From the Globe & Mail Streetwise blog:
Government-backed mortgage bonds continue to sell like hotcakes in Canada, against a backdrop of central bank warnings on the state of residential real estate.
Canada Housing Trust rolled out another of its routinely massive bond issues on Thursday, selling $8-billion of five-year debt.
The latest Canada Mortgage Bond pays a 2.7 per cent interest rate and was priced to give investors a yield of 2.747 per cent. That's a premium of 59.5 basis points to the comparable government of Canada bond.
As usual, a cast of thousands led the deal, with TD Securities, RBC Capital Markets, BMO Capital Markets and Scotia Capital sharing the honours.
Investors are clearly relying on the federal government's backing of this debt.
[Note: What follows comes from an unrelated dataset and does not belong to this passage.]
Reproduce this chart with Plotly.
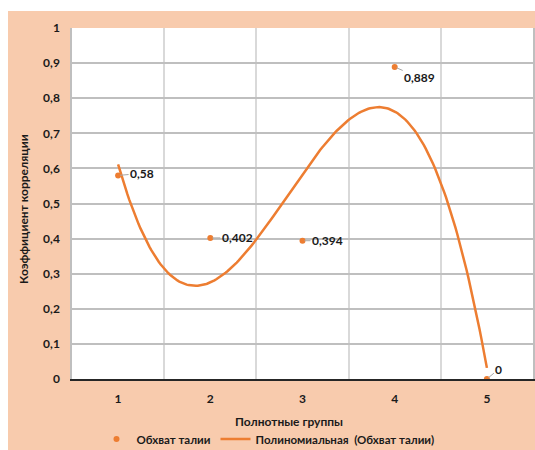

Mortgage bonds should be paying higher rates, to reflect additional risk, after the Bank of Canada popped out a report Thursday that said: "With household balance sheets under pressure from weak equity markets, softening house prices, slowing income growth, and record-high debt-to-income ratios, a severe economic downturn could result in a substantial increase in default rates on household debt."
In other fixed income news, the province of Ontario sold another $700-million of real returns bonds that come due in December, 2036. TD Waterhouse said in a report Friday that the debt was priced to provide a real yield of 3.25 per cent, and that the total outstanding amount of this issue is now $2.199-billion.